■ **Source data**:
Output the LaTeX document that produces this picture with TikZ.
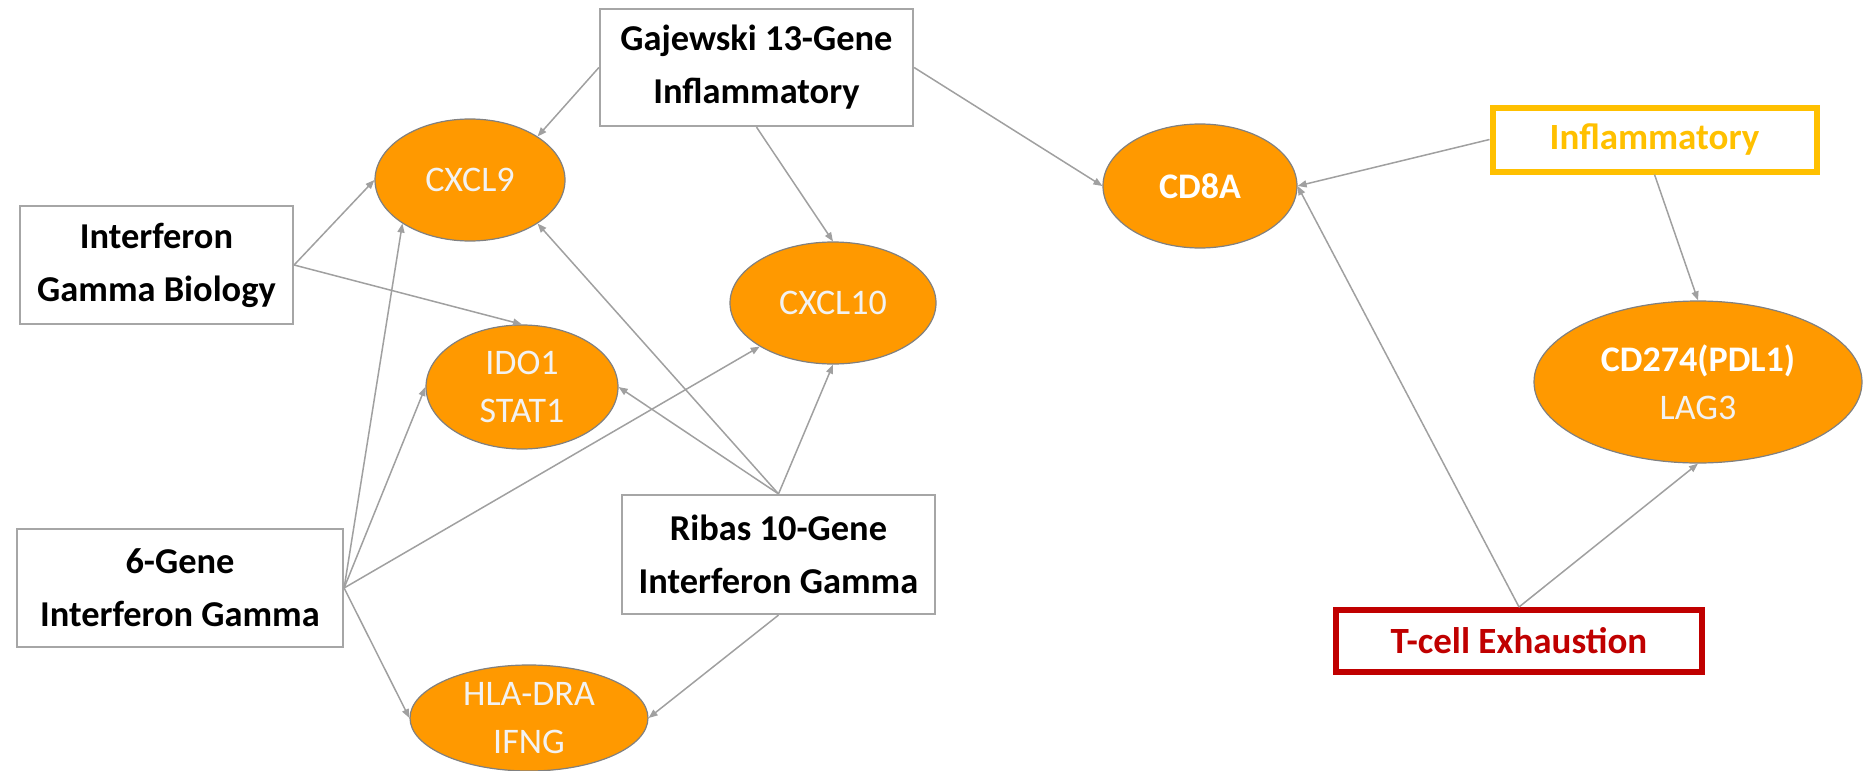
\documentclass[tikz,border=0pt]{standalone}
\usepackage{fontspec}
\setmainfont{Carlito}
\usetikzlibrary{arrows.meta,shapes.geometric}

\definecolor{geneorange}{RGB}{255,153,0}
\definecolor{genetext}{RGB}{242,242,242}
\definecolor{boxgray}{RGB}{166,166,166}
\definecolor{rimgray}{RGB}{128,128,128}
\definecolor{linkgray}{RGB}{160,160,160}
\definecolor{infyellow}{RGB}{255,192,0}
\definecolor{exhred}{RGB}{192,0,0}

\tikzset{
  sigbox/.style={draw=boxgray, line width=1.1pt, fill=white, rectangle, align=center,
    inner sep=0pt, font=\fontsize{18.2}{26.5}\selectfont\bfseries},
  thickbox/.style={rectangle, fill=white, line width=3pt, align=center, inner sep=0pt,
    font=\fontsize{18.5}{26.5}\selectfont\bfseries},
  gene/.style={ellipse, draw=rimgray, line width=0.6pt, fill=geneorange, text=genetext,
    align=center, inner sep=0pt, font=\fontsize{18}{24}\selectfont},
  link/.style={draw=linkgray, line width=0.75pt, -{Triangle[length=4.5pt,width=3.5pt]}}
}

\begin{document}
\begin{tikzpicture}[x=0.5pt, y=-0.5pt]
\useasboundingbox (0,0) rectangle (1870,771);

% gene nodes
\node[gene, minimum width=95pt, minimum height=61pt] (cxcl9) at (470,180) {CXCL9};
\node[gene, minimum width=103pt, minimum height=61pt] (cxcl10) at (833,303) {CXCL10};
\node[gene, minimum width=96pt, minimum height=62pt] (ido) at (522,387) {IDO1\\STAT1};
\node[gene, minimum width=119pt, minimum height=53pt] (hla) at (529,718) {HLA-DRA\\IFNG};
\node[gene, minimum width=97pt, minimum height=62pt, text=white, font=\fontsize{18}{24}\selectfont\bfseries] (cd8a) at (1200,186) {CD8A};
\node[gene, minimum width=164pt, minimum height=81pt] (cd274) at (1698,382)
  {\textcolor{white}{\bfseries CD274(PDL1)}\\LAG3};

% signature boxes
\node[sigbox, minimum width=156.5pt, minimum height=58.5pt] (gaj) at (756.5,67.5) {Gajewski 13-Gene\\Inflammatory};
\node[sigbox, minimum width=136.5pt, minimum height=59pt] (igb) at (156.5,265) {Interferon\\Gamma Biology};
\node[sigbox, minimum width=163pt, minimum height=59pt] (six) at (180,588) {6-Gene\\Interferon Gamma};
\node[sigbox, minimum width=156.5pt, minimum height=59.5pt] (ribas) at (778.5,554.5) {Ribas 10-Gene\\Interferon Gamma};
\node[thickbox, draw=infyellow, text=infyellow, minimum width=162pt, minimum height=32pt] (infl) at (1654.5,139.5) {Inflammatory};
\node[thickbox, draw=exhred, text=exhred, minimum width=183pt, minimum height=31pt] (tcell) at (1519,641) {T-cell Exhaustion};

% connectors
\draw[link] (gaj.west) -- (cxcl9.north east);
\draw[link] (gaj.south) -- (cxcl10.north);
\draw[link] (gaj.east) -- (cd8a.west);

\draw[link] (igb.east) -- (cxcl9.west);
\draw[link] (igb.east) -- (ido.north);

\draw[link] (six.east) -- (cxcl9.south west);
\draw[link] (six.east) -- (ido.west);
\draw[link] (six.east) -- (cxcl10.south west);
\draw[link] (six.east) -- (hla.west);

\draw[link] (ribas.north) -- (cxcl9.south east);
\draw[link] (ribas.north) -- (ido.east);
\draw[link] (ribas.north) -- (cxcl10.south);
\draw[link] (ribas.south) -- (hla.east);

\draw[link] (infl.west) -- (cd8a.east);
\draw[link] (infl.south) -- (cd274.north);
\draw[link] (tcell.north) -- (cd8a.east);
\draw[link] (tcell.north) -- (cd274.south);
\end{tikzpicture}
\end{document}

■ **What you have to do**:
Copy out every line of the material above exactly, skipping the pictures.

■ **Task response**:
Output the LaTeX document that produces this picture with TikZ.
\documentclass[tikz,border=0pt]{standalone}
\usepackage{fontspec}
\setmainfont{Carlito}
\usetikzlibrary{arrows.meta,shapes.geometric}

\definecolor{geneorange}{RGB}{255,153,0}
\definecolor{genetext}{RGB}{242,242,242}
\definecolor{boxgray}{RGB}{166,166,166}
\definecolor{rimgray}{RGB}{128,128,128}
\definecolor{linkgray}{RGB}{160,160,160}
\definecolor{infyellow}{RGB}{255,192,0}
\definecolor{exhred}{RGB}{192,0,0}

\tikzset{
  sigbox/.style={draw=boxgray, line width=1.1pt, fill=white, rectangle, align=center,
    inner sep=0pt, font=\fontsize{18.2}{26.5}\selectfont\bfseries},
  thickbox/.style={rectangle, fill=white, line width=3pt, align=center, inner sep=0pt,
    font=\fontsize{18.5}{26.5}\selectfont\bfseries},
  gene/.style={ellipse, draw=rimgray, line width=0.6pt, fill=geneorange, text=genetext,
    align=center, inner sep=0pt, font=\fontsize{18}{24}\selectfont},
  link/.style={draw=linkgray, line width=0.75pt, -{Triangle[length=4.5pt,width=3.5pt]}}
}

\begin{document}
\begin{tikzpicture}[x=0.5pt, y=-0.5pt]
\useasboundingbox (0,0) rectangle (1870,771);

% gene nodes
\node[gene, minimum width=95pt, minimum height=61pt] (cxcl9) at (470,180) {CXCL9};
\node[gene, minimum width=103pt, minimum height=61pt] (cxcl10) at (833,303) {CXCL10};
\node[gene, minimum width=96pt, minimum height=62pt] (ido) at (522,387) {IDO1\\STAT1};
\node[gene, minimum width=119pt, minimum height=53pt] (hla) at (529,718) {HLA-DRA\\IFNG};
\node[gene, minimum width=97pt, minimum height=62pt, text=white, font=\fontsize{18}{24}\selectfont\bfseries] (cd8a) at (1200,186) {CD8A};
\node[gene, minimum width=164pt, minimum height=81pt] (cd274) at (1698,382)
  {\textcolor{white}{\bfseries CD274(PDL1)}\\LAG3};

% signature boxes
\node[sigbox, minimum width=156.5pt, minimum height=58.5pt] (gaj) at (756.5,67.5) {Gajewski 13-Gene\\Inflammatory};
\node[sigbox, minimum width=136.5pt, minimum height=59pt] (igb) at (156.5,265) {Interferon\\Gamma Biology};
\node[sigbox, minimum width=163pt, minimum height=59pt] (six) at (180,588) {6-Gene\\Interferon Gamma};
\node[sigbox, minimum width=156.5pt, minimum height=59.5pt] (ribas) at (778.5,554.5) {Ribas 10-Gene\\Interferon Gamma};
\node[thickbox, draw=infyellow, text=infyellow, minimum width=162pt, minimum height=32pt] (infl) at (1654.5,139.5) {Inflammatory};
\node[thickbox, draw=exhred, text=exhred, minimum width=183pt, minimum height=31pt] (tcell) at (1519,641) {T-cell Exhaustion};

% connectors
\draw[link] (gaj.west) -- (cxcl9.north east);
\draw[link] (gaj.south) -- (cxcl10.north);
\draw[link] (gaj.east) -- (cd8a.west);

\draw[link] (igb.east) -- (cxcl9.west);
\draw[link] (igb.east) -- (ido.north);

\draw[link] (six.east) -- (cxcl9.south west);
\draw[link] (six.east) -- (ido.west);
\draw[link] (six.east) -- (cxcl10.south west);
\draw[link] (six.east) -- (hla.west);

\draw[link] (ribas.north) -- (cxcl9.south east);
\draw[link] (ribas.north) -- (ido.east);
\draw[link] (ribas.north) -- (cxcl10.south);
\draw[link] (ribas.south) -- (hla.east);

\draw[link] (infl.west) -- (cd8a.east);
\draw[link] (infl.south) -- (cd274.north);
\draw[link] (tcell.north) -- (cd8a.east);
\draw[link] (tcell.north) -- (cd274.south);
\end{tikzpicture}
\end{document}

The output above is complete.